The FCA said Commerzbank London was aware of these weaknesses and failed to take “reasonable and effective” steps to fix them despite the regulator raising concerns several times between 2012 and 2017.
Weaknesses continued during a time when the FCA was publishing guidance on steps firms could take to reduce financial crime risk, said the watchdog.
FCA executive director of enforcement and market oversight, Mark Steward, said: “Commerzbank London’s failings over several years created a significant risk that financial and other crime might be undetected.
“Firms should recognise that AML controls are vitally important to the integrity of the UK financial system.”

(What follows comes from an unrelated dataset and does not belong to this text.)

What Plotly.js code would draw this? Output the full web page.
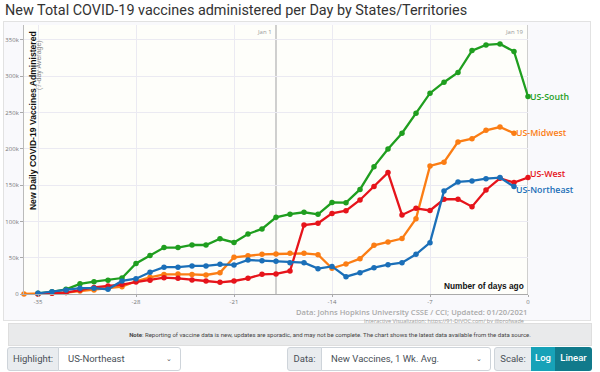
<!DOCTYPE html>
<html>
<head>
<meta charset="utf-8">
<script src="https://cdn.plot.ly/plotly-3.0.1.min.js"></script>
<style>
  html, body { margin:0; padding:0; background:#fff; width:600px; height:372px; overflow:hidden; font-family:"Roboto","Liberation Sans",sans-serif; }
  #frame { position:absolute; left:3px; top:21px; width:588px; height:300px; border:1px solid #e2e2e2; background:#f9f9fc; box-sizing:border-box; }
  #chart { position:absolute; left:0; top:0; width:600px; height:332px; }
  #note { position:absolute; left:8px; top:323px; width:584px; height:23px; background:#e9eaeb; border:1px solid #dedede; box-sizing:border-box; font-size:6px; color:#444; text-align:center; line-height:21px; padding-left:60px; font-family:"Roboto",sans-serif; }
  .ctl { position:absolute; top:347px; height:24px; box-sizing:border-box; border:1px solid #ced4da; font-size:9.5px; color:#495057; line-height:22px; font-family:"Roboto",sans-serif; }
  .lbl { background:#e9ecef; text-align:center; }
  .sel { background:#fff; padding-left:9px; }
  .chev { position:absolute; right:8px; top:0; font-size:7px; color:#555; }
  .btn { color:#fff; text-align:center; font-weight:500; border:none; }
</style>
</head>
<body>
<div id="frame"></div>
<div id="chart"></div>
<div id="note"><b>Note</b>: Reporting of vaccine data is new, updates are sporadic, and may not be complete. The chart shows the latest data available from the data source.</div>
<div class="ctl lbl" style="left:7px;width:52px;border-radius:3px 0 0 3px;">Highlight:</div>
<div class="ctl sel" style="left:58px;width:123px;border-radius:0 3px 3px 0;">US-Northeast<span class="chev">&#8964;</span></div>
<div class="ctl lbl" style="left:287px;width:35px;border-radius:3px 0 0 3px;">Data:</div>
<div class="ctl sel" style="left:321px;width:170px;border-radius:0 3px 3px 0;">New Vaccines, 1 Wk. Avg.<span class="chev">&#8964;</span></div>
<div class="ctl lbl" style="left:494px;width:38px;border-radius:3px 0 0 3px;">Scale:</div>
<div class="ctl btn" style="left:531px;width:24px;background:#17a2b8;">Log</div>
<div class="ctl btn" style="left:555px;width:37px;background:#117a8b;border-radius:0 3px 3px 0;">Linear</div>
<script>
// ---- data (values in thousands of vaccines/day, 7-day avg) ----
const southDays = [-35,-34,-33,-32,-31,-30,-29,-28,-27,-26,-25,-24,-23,-22,-21,-20,-19,-18,-17,-16,-15,-14,-13,-12,-11,-10,-9,-8,-7,-6,-5,-4,-3,-2,-1,0];
const southVals = [1,3,6.5,14,17,19,22,42,53,64,64,67.5,67.5,76,71,82.7,89.6,105.6,110,112.6,109.8,126,125.8,144,175.4,199.8,221.4,249,276.6,291.7,305,335.3,343,344.5,334,272];

const midwestDays = [-36,-35,-34,-33,-32,-31,-30,-29,-28,-27,-26,-25,-24,-23,-22,-21,-20,-19,-18,-17,-16,-15,-14,-13,-12,-11,-10,-9,-8,-7,-6,-5,-4,-3,-2,-1];
const midwestVals = [0,0,1,2,4,5.5,8,10,17.5,23,27,27.5,27,26.2,29.4,50.5,52.8,54.6,55.1,56,56,54.2,35.4,41.3,48.7,67,71.7,76.3,103.8,176.4,181.5,209.5,214,225.5,230,221.4];

const westDays = [-35,-34,-33,-32,-31,-30,-29,-28,-27,-26,-25,-24,-23,-22,-21,-20,-19,-18,-17,-16,-15,-14,-13,-12,-11,-10,-9,-8,-7,-6,-5,-4,-3,-2,-1,0];
const westVals = [0,1,2,5.5,9,11,13,16.5,19,22.5,21.6,19.3,17.9,16.1,17.9,21.6,27.1,27.6,31.7,95,97.4,111,114.8,129.5,147.9,167.2,108.9,118,115,130.5,130.5,120.3,143.3,159.4,153.4,160.3];

const northeastDays = [-35,-34,-33,-32,-31,-30,-29,-28,-27,-26,-25,-24,-23,-22,-21,-20,-19,-18,-17,-16,-15,-14,-13,-12,-11,-10,-9,-8,-7,-6,-5,-4,-3,-2,-1];
const northeastVals = [1,3,5.5,8,8,6.5,18,21,30,37,37,38.6,38.6,40.9,40,46.8,45.9,45,43.2,43.2,34.9,38,23.9,29.4,36.3,40.4,43.2,54.7,70.7,142,154.3,155.7,158.9,160.3,147.9];

const seriesNames = ["US-Midwest","US-South","US-West","US-Northeast"];
const xTickVals = [-35,-28,-21,-14,-7,0];
const xTickText = ["-35","-28","-21","-14","-7","0"];
const yTickVals = [0,50000,100000,150000,200000,250000,300000,350000];
const yTickText = ["0","50k","100k","150k","200k","250k","300k","350k"];
const dateMarkers = [{day:-18,label:"Jan 1"},{day:0,label:"Jan 19"}];

// ---- build ----
const colors = {"US-South":"#1f9e1f","US-Midwest":"#fb7d14","US-West":"#e6141b","US-Northeast":"#1b6fb8"};
const labelShift = {"US-South":0,"US-Midwest":0,"US-West":4,"US-Northeast":-3};
const dataBy = {
  "US-South":[southDays,southVals],
  "US-Midwest":[midwestDays,midwestVals],
  "US-West":[westDays,westVals],
  "US-Northeast":[northeastDays,northeastVals]
};
const traces = seriesNames.map(n => ({
  type:"scatter", mode:"lines+markers", name:n,
  x:dataBy[n][0], y:dataBy[n][1].map(v=>v*1000),
  line:{color:colors[n], width:2.3},
  marker:{color:colors[n], size:5.5},
  cliponaxis:false, hoverinfo:"skip"
}));

const annotations = seriesNames.map(n => {
  const d = dataBy[n][0], v = dataBy[n][1];
  return {x:d[d.length-1], y:v[v.length-1]*1000, xref:"x", yref:"y", text:n,
    showarrow:false, xanchor:"left", yanchor:"middle", xshift:1, yshift:labelShift[n], borderpad:0,
    font:{family:"Open Sans, sans-serif", size:8.8, color:colors[n], weight:600}};
});
dateMarkers.forEach(m => annotations.push({x:m.day, y:1, xref:"x", yref:"paper", text:m.label,
  showarrow:false, xanchor:"right", yanchor:"top", xshift:-2, yshift:-1,
  font:{family:"Open Sans, sans-serif", size:6, color:"#999"}}));
annotations.push({x:0.018, y:0.643, xref:"paper", yref:"paper", text:"<b>New Daily COVID-19 Vaccines Administered</b>",
  textangle:-90, showarrow:false, xanchor:"center", yanchor:"middle",
  font:{family:"Liberation Sans, Arial, sans-serif", size:8.6, color:"#111"}});
annotations.push({x:0.031, y:0.85, xref:"paper", yref:"paper", text:"(7-day Average)",
  textangle:-90, showarrow:false, xanchor:"center", yanchor:"middle",
  font:{family:"Liberation Sans, Arial, sans-serif", size:7, color:"#888"}});
annotations.push({x:1, y:0, xref:"paper", yref:"paper", text:"<b>Number of days ago</b>",
  showarrow:false, xanchor:"right", yanchor:"bottom", xshift:-2, yshift:1,
  font:{family:"Liberation Sans, Arial, sans-serif", size:8.3, color:"#111"}});
annotations.push({x:1, y:0, xref:"paper", yref:"paper", text:"Data: Johns Hopkins University CSSE / CCI; Updated: 01/20/2021",
  showarrow:false, xanchor:"right", yanchor:"top", yshift:-11.5, borderpad:0,
  font:{family:"Open Sans, sans-serif", size:7.6, color:"#aaa", weight:600}});
annotations.push({x:1, y:0, xref:"paper", yref:"paper", text:"Interactive Visualization: https://91-DIVOC.com/ by @profwade_",
  showarrow:false, xanchor:"right", yanchor:"top", yshift:-21.5, borderpad:0,
  font:{family:"Open Sans, sans-serif", size:5.5, color:"#999"}});

const shapes = dateMarkers.map(m => ({type:"line", xref:"x", yref:"paper", x0:m.day, x1:m.day, y0:0, y1:1,
  line:{color:"#c4c4c4", width:1.6}, layer:"below"}));

const layout = {
  width:600, height:332,
  margin:{l:24, r:72, t:25, b:38},
  paper_bgcolor:"rgba(0,0,0,0)", plot_bgcolor:"#fefefa",
  showlegend:false,
  title:{text:"New Total COVID-19 vaccines administered per Day by States/Territories",
    x:5/600, xanchor:"left", xref:"container", y:1-10/332, yanchor:"middle", yref:"container",
    font:{family:"Roboto, sans-serif", size:14.4, color:"#333"}},
  xaxis:{range:[-36,0], tickvals:xTickVals, ticktext:xTickText, showgrid:true, gridcolor:"#ebeaf2", gridwidth:1,
    zeroline:false, showline:true, linecolor:"#aaa", linewidth:1, ticks:"outside", ticklen:2, tickcolor:"#aaa",
    tickfont:{family:"Open Sans, sans-serif", size:6, color:"#777"}, fixedrange:true},
  yaxis:{range:[0,370500], tickvals:yTickVals, ticktext:yTickText, showgrid:true, gridcolor:"#ebeaf2", gridwidth:1,
    zeroline:false, showline:true, linecolor:"#bbb", linewidth:1, ticks:"outside", ticklen:3, tickcolor:"#aaa",
    tickfont:{family:"Open Sans, sans-serif", size:6, color:"#777"}, fixedrange:true},
  annotations:annotations, shapes:shapes
};
Plotly.newPlot("chart", traces, layout, {displayModeBar:false, staticPlot:true});
</script>
</body>
</html>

The FCA’s investigation identified failings in a number of areas, including failure to:
- Conduct timely periodic due diligence on its clients. By 1 March 2017, 1,772 clients were overdue updated due diligence checks. A material number were able to continue to transact with the bank’s London branch due to an ‘exceptions process’ which was not adequately controlled or overseen
- Address long-standing weaknesses in its automated tool for monitoring money laundering risk on client transactions. In 2015 Commerzbank London identified that 40 high-risk countries were missing and 1,110 high-risk clients had not been added to the transaction monitoring tool
- Have adequate policies and procedures in place when undertaking customer due diligence on clients.
Commerzbank breached Principle 3 of the FCA’s Principles for Businesses which requires firms to have adequate risk management systems in place.
Since the shortcomings were identified, Commerzbank London has undertaken a “significant remediation” exercise to bring its AML controls into compliance. A Skilled Person has been testing the effectiveness of these enhancements and their work is now complete.
Commerzbank London also voluntarily implemented a wide-ranging business restriction, which included temporarily stopping taking on new high-risk customers and suspending all new trade finance business activities.